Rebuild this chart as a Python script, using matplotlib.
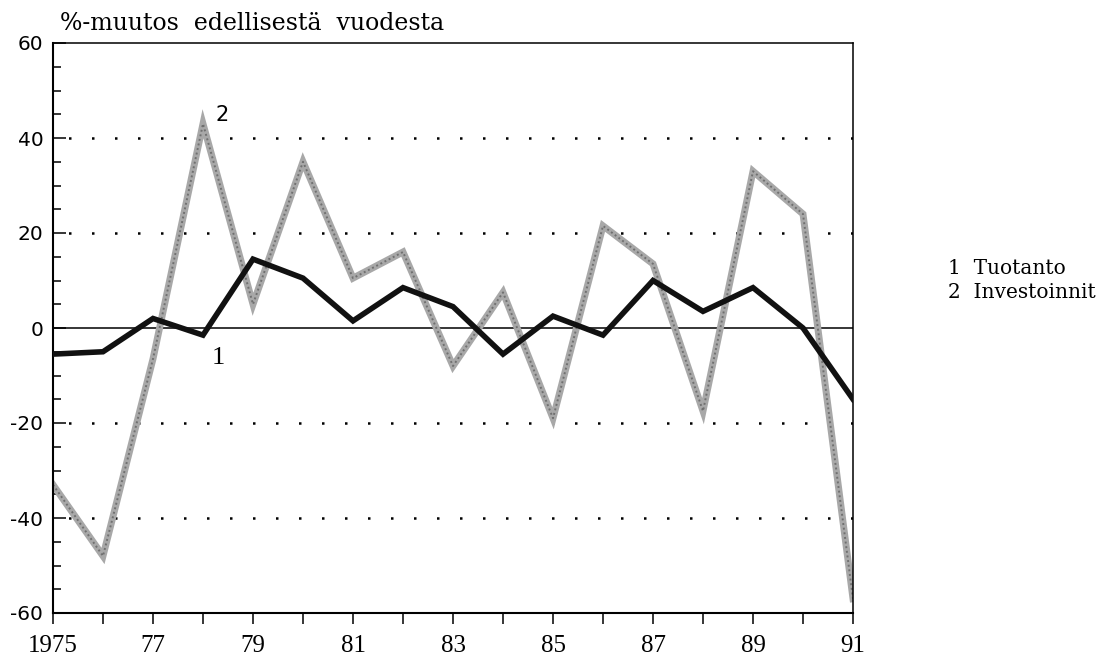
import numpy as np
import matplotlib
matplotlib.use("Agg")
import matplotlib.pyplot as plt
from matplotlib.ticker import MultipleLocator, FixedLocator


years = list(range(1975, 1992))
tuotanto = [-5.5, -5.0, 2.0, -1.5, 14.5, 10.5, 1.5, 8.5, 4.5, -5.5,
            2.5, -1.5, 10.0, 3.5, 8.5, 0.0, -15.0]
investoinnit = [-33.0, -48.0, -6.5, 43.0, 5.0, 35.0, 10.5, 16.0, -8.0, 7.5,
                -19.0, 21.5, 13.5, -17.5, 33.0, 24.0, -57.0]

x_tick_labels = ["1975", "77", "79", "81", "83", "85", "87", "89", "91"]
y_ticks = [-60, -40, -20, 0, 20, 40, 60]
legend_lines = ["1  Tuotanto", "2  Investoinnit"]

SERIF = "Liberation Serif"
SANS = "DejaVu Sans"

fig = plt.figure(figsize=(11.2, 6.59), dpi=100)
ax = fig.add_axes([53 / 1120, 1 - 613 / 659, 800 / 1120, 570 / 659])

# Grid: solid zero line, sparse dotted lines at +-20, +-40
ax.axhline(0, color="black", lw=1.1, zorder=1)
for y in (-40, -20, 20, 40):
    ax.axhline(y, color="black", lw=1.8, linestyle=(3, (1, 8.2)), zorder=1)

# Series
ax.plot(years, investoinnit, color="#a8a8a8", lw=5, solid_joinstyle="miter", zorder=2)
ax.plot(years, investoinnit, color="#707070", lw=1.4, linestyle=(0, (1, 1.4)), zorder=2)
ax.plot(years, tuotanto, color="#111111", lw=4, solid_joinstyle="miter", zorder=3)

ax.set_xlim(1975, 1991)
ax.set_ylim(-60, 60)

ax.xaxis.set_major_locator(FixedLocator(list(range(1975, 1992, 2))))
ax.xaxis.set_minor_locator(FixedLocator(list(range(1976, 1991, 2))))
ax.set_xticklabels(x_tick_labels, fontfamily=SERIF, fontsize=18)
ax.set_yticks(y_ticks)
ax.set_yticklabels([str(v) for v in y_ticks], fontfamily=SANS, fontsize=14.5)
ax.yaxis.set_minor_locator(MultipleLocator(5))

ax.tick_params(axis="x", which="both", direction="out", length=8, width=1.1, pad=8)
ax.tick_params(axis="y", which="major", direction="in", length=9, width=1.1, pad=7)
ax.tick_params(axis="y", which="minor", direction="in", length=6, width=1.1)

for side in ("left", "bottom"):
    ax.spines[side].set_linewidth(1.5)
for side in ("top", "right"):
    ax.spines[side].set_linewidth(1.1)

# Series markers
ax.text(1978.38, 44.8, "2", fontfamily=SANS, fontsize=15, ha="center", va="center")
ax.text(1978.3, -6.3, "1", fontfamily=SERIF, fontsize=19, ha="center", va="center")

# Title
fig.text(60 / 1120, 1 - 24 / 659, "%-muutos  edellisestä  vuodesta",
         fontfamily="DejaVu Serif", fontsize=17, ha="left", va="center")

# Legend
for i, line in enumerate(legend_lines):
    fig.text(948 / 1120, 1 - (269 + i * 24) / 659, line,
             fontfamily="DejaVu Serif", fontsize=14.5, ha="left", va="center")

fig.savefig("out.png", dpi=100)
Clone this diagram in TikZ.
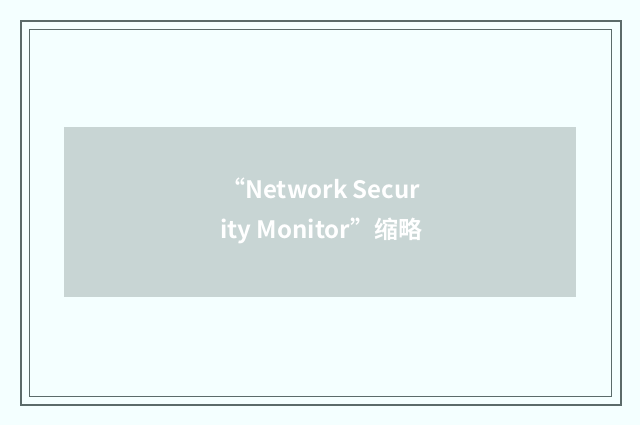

| PROBLEM REQUIREMENTS |
Leave out the pictures and output every record above precisely as given.

| PROBLEM SOLUTION |
Rebuild this chart as a Python script, using matplotlib.
import numpy as np
import matplotlib
matplotlib.use("Agg")
import matplotlib.pyplot as plt
from matplotlib.ticker import MultipleLocator, FixedLocator


years = list(range(1975, 1992))
tuotanto = [-5.5, -5.0, 2.0, -1.5, 14.5, 10.5, 1.5, 8.5, 4.5, -5.5,
            2.5, -1.5, 10.0, 3.5, 8.5, 0.0, -15.0]
investoinnit = [-33.0, -48.0, -6.5, 43.0, 5.0, 35.0, 10.5, 16.0, -8.0, 7.5,
                -19.0, 21.5, 13.5, -17.5, 33.0, 24.0, -57.0]

x_tick_labels = ["1975", "77", "79", "81", "83", "85", "87", "89", "91"]
y_ticks = [-60, -40, -20, 0, 20, 40, 60]
legend_lines = ["1  Tuotanto", "2  Investoinnit"]

SERIF = "Liberation Serif"
SANS = "DejaVu Sans"

fig = plt.figure(figsize=(11.2, 6.59), dpi=100)
ax = fig.add_axes([53 / 1120, 1 - 613 / 659, 800 / 1120, 570 / 659])

# Grid: solid zero line, sparse dotted lines at +-20, +-40
ax.axhline(0, color="black", lw=1.1, zorder=1)
for y in (-40, -20, 20, 40):
    ax.axhline(y, color="black", lw=1.8, linestyle=(3, (1, 8.2)), zorder=1)

# Series
ax.plot(years, investoinnit, color="#a8a8a8", lw=5, solid_joinstyle="miter", zorder=2)
ax.plot(years, investoinnit, color="#707070", lw=1.4, linestyle=(0, (1, 1.4)), zorder=2)
ax.plot(years, tuotanto, color="#111111", lw=4, solid_joinstyle="miter", zorder=3)

ax.set_xlim(1975, 1991)
ax.set_ylim(-60, 60)

ax.xaxis.set_major_locator(FixedLocator(list(range(1975, 1992, 2))))
ax.xaxis.set_minor_locator(FixedLocator(list(range(1976, 1991, 2))))
ax.set_xticklabels(x_tick_labels, fontfamily=SERIF, fontsize=18)
ax.set_yticks(y_ticks)
ax.set_yticklabels([str(v) for v in y_ticks], fontfamily=SANS, fontsize=14.5)
ax.yaxis.set_minor_locator(MultipleLocator(5))

ax.tick_params(axis="x", which="both", direction="out", length=8, width=1.1, pad=8)
ax.tick_params(axis="y", which="major", direction="in", length=9, width=1.1, pad=7)
ax.tick_params(axis="y", which="minor", direction="in", length=6, width=1.1)

for side in ("left", "bottom"):
    ax.spines[side].set_linewidth(1.5)
for side in ("top", "right"):
    ax.spines[side].set_linewidth(1.1)

# Series markers
ax.text(1978.38, 44.8, "2", fontfamily=SANS, fontsize=15, ha="center", va="center")
ax.text(1978.3, -6.3, "1", fontfamily=SERIF, fontsize=19, ha="center", va="center")

# Title
fig.text(60 / 1120, 1 - 24 / 659, "%-muutos  edellisestä  vuodesta",
         fontfamily="DejaVu Serif", fontsize=17, ha="left", va="center")

# Legend
for i, line in enumerate(legend_lines):
    fig.text(948 / 1120, 1 - (269 + i * 24) / 659, line,
             fontfamily="DejaVu Serif", fontsize=14.5, ha="left", va="center")

fig.savefig("out.png", dpi=100)
Clone this diagram in TikZ.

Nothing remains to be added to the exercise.